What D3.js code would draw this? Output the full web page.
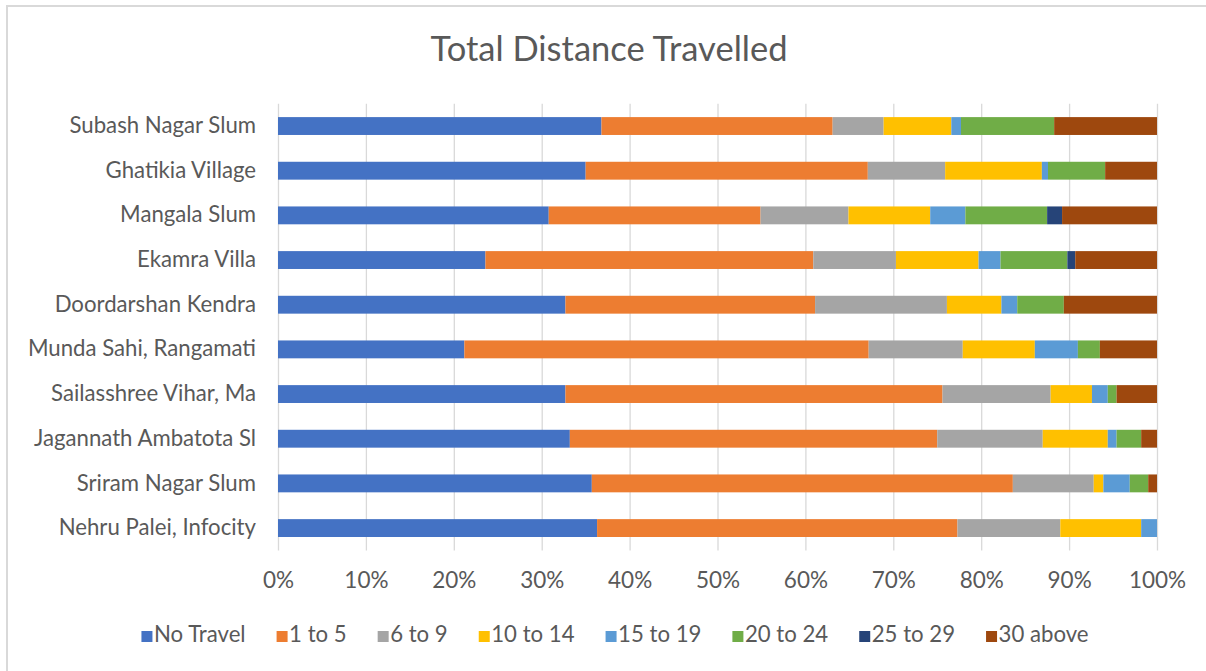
<!DOCTYPE html>
<html>
<head>
<meta charset="utf-8">
<script src="https://cdn.jsdelivr.net/npm/d3@7"></script>
<style>
html,body{margin:0;padding:0;background:#fff;}
svg{display:block;}
text{font-family:Lato,"Open Sans",sans-serif;fill:#595959;}
</style>
</head>
<body>
<svg id="chart" width="1206" height="671"></svg>
<script>
const title = "Total Distance Travelled";
const categories = ["Subash Nagar Slum","Ghatikia Village","Mangala Slum","Ekamra Villa","Doordarshan Kendra","Munda Sahi, Rangamati","Sailasshree Vihar, Ma","Jagannath Ambatota Sl","Sriram Nagar Slum","Nehru Palei, Infocity"];
const seriesNames = ["No Travel","1 to 5","6 to 9","10 to 14","15 to 19","20 to 24","25 to 29","30 above"];
const seriesColors = ["#4472C4","#ED7D31","#A5A5A5","#FFC000","#5B9BD5","#70AD47","#264478","#9E480E"];
const noTravel   = [36.8, 35.0, 30.8, 23.6, 32.7, 21.2, 32.7, 33.2, 35.7, 36.3];
const oneTo5     = [26.3, 32.1, 24.1, 37.3, 28.4, 46.0, 42.9, 41.8, 47.9, 41.0];
const sixTo9     = [5.8, 8.8, 10.0, 9.4, 15.0, 10.7, 12.3, 12.0, 9.2, 11.7];
const tenTo14    = [7.7, 11.0, 9.3, 9.4, 6.2, 8.2, 4.7, 7.4, 1.1, 9.2];
const fifteenTo19= [1.1, 0.7, 4.0, 2.5, 1.8, 4.9, 1.8, 1.0, 3.0, 1.8];
const twentyTo24 = [10.6, 6.5, 9.3, 7.6, 5.3, 2.5, 1.0, 2.8, 2.1, 0];
const twenty5To29= [0, 0, 1.7, 0.9, 0, 0, 0, 0, 0, 0];
const thirtyAbove= [11.7, 5.9, 10.8, 9.3, 10.6, 6.5, 4.6, 1.8, 1.0, 0];
const xTicks = [0,10,20,30,40,50,60,70,80,90,100];

const seriesValues = [noTravel, oneTo5, sixTo9, tenTo14, fifteenTo19, twentyTo24, twenty5To29, thirtyAbove];
const table = categories.map((c,i)=>{
  const row = {category:c};
  seriesNames.forEach((s,j)=>{ row[s] = seriesValues[j][i]; });
  return row;
});

const svg = d3.select("#chart");

// chart border (top + left visible)
svg.append("rect").attr("x",7).attr("y",6).attr("width",1220).attr("height",700)
  .attr("fill","none").attr("stroke","#D9D9D9").attr("stroke-width",2);

svg.append("text").attr("x",609).attr("y",61).attr("text-anchor","middle")
  .style("font-size","34.5px").text(title);

const x = d3.scaleLinear().domain([0,100]).range([278,1157]);
const y = d3.scaleBand().domain(categories).range([103.7,550.4]).paddingInner(0.6).paddingOuter(0.3);

// gridlines
svg.append("g").selectAll("line").data(xTicks).join("line")
  .attr("x1",d=>x(d)+0.5).attr("x2",d=>x(d)+0.5)
  .attr("y1",103.7).attr("y2",550.4)
  .attr("stroke","#D9D9D9").attr("stroke-width",1.3);

const stack = d3.stack().keys(seriesNames);
const stacked = stack(table);

svg.append("g").selectAll("g").data(stacked).join("g")
  .attr("fill",(d,i)=>seriesColors[i])
  .selectAll("rect").data(d=>d).join("rect")
  .attr("x",d=>x(d[0]))
  .attr("width",d=>Math.max(0,x(d[1])-x(d[0])))
  .attr("y",d=>y(d.data.category))
  .attr("height",y.bandwidth());

// y axis labels
const yAxis = d3.axisLeft(y).tickSize(0).tickPadding(22);
const gy = svg.append("g").attr("transform","translate(278,0)").call(yAxis);
gy.select(".domain").remove();
gy.selectAll("text").style("font-size","22.2px").style("font-family","Lato").attr("fill","#595959");

// x axis labels
const xAxis = d3.axisBottom(x).tickValues(xTicks).tickFormat(d=>d+"%").tickSize(0).tickPadding(20);
const gx = svg.append("g").attr("transform","translate(0,552)").call(xAxis);
gx.select(".domain").remove();
gx.selectAll("text").style("font-size","22.5px").style("font-family","Lato").attr("fill","#595959");

// legend
const legend = svg.append("g");
const items = legend.selectAll("g").data(seriesNames).join("g");
items.append("rect").attr("width",11).attr("height",11).attr("y",-11)
  .attr("fill",(d,i)=>seriesColors[i]);
items.append("text").attr("x",12.5).attr("y",0).style("font-size","22.2px").text(d=>d);
let cx = 0; const gap = 31; const pos = [];
items.each(function(){
  const w = 12.5 + d3.select(this).select("text").node().getComputedTextLength();
  pos.push(cx); cx += w + gap;
});
const total = cx - gap;
const startX = 615 - total/2;
items.attr("transform",(d,i)=>`translate(${startX+pos[i]},642)`);
</script>
</body>
</html>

- - -

▶ **Description of the task**:
Omit pictures; set down the rest of the material word for word.

▶ **The solution**:
What D3.js code would draw this? Output the full web page.
<!DOCTYPE html>
<html>
<head>
<meta charset="utf-8">
<script src="https://cdn.jsdelivr.net/npm/d3@7"></script>
<style>
html,body{margin:0;padding:0;background:#fff;}
svg{display:block;}
text{font-family:Lato,"Open Sans",sans-serif;fill:#595959;}
</style>
</head>
<body>
<svg id="chart" width="1206" height="671"></svg>
<script>
const title = "Total Distance Travelled";
const categories = ["Subash Nagar Slum","Ghatikia Village","Mangala Slum","Ekamra Villa","Doordarshan Kendra","Munda Sahi, Rangamati","Sailasshree Vihar, Ma","Jagannath Ambatota Sl","Sriram Nagar Slum","Nehru Palei, Infocity"];
const seriesNames = ["No Travel","1 to 5","6 to 9","10 to 14","15 to 19","20 to 24","25 to 29","30 above"];
const seriesColors = ["#4472C4","#ED7D31","#A5A5A5","#FFC000","#5B9BD5","#70AD47","#264478","#9E480E"];
const noTravel   = [36.8, 35.0, 30.8, 23.6, 32.7, 21.2, 32.7, 33.2, 35.7, 36.3];
const oneTo5     = [26.3, 32.1, 24.1, 37.3, 28.4, 46.0, 42.9, 41.8, 47.9, 41.0];
const sixTo9     = [5.8, 8.8, 10.0, 9.4, 15.0, 10.7, 12.3, 12.0, 9.2, 11.7];
const tenTo14    = [7.7, 11.0, 9.3, 9.4, 6.2, 8.2, 4.7, 7.4, 1.1, 9.2];
const fifteenTo19= [1.1, 0.7, 4.0, 2.5, 1.8, 4.9, 1.8, 1.0, 3.0, 1.8];
const twentyTo24 = [10.6, 6.5, 9.3, 7.6, 5.3, 2.5, 1.0, 2.8, 2.1, 0];
const twenty5To29= [0, 0, 1.7, 0.9, 0, 0, 0, 0, 0, 0];
const thirtyAbove= [11.7, 5.9, 10.8, 9.3, 10.6, 6.5, 4.6, 1.8, 1.0, 0];
const xTicks = [0,10,20,30,40,50,60,70,80,90,100];

const seriesValues = [noTravel, oneTo5, sixTo9, tenTo14, fifteenTo19, twentyTo24, twenty5To29, thirtyAbove];
const table = categories.map((c,i)=>{
  const row = {category:c};
  seriesNames.forEach((s,j)=>{ row[s] = seriesValues[j][i]; });
  return row;
});

const svg = d3.select("#chart");

// chart border (top + left visible)
svg.append("rect").attr("x",7).attr("y",6).attr("width",1220).attr("height",700)
  .attr("fill","none").attr("stroke","#D9D9D9").attr("stroke-width",2);

svg.append("text").attr("x",609).attr("y",61).attr("text-anchor","middle")
  .style("font-size","34.5px").text(title);

const x = d3.scaleLinear().domain([0,100]).range([278,1157]);
const y = d3.scaleBand().domain(categories).range([103.7,550.4]).paddingInner(0.6).paddingOuter(0.3);

// gridlines
svg.append("g").selectAll("line").data(xTicks).join("line")
  .attr("x1",d=>x(d)+0.5).attr("x2",d=>x(d)+0.5)
  .attr("y1",103.7).attr("y2",550.4)
  .attr("stroke","#D9D9D9").attr("stroke-width",1.3);

const stack = d3.stack().keys(seriesNames);
const stacked = stack(table);

svg.append("g").selectAll("g").data(stacked).join("g")
  .attr("fill",(d,i)=>seriesColors[i])
  .selectAll("rect").data(d=>d).join("rect")
  .attr("x",d=>x(d[0]))
  .attr("width",d=>Math.max(0,x(d[1])-x(d[0])))
  .attr("y",d=>y(d.data.category))
  .attr("height",y.bandwidth());

// y axis labels
const yAxis = d3.axisLeft(y).tickSize(0).tickPadding(22);
const gy = svg.append("g").attr("transform","translate(278,0)").call(yAxis);
gy.select(".domain").remove();
gy.selectAll("text").style("font-size","22.2px").style("font-family","Lato").attr("fill","#595959");

// x axis labels
const xAxis = d3.axisBottom(x).tickValues(xTicks).tickFormat(d=>d+"%").tickSize(0).tickPadding(20);
const gx = svg.append("g").attr("transform","translate(0,552)").call(xAxis);
gx.select(".domain").remove();
gx.selectAll("text").style("font-size","22.5px").style("font-family","Lato").attr("fill","#595959");

// legend
const legend = svg.append("g");
const items = legend.selectAll("g").data(seriesNames).join("g");
items.append("rect").attr("width",11).attr("height",11).attr("y",-11)
  .attr("fill",(d,i)=>seriesColors[i]);
items.append("text").attr("x",12.5).attr("y",0).style("font-size","22.2px").text(d=>d);
let cx = 0; const gap = 31; const pos = [];
items.each(function(){
  const w = 12.5 + d3.select(this).select("text").node().getComputedTextLength();
  pos.push(cx); cx += w + gap;
});
const total = cx - gap;
const startX = 615 - total/2;
items.attr("transform",(d,i)=>`translate(${startX+pos[i]},642)`);
</script>
</body>
</html>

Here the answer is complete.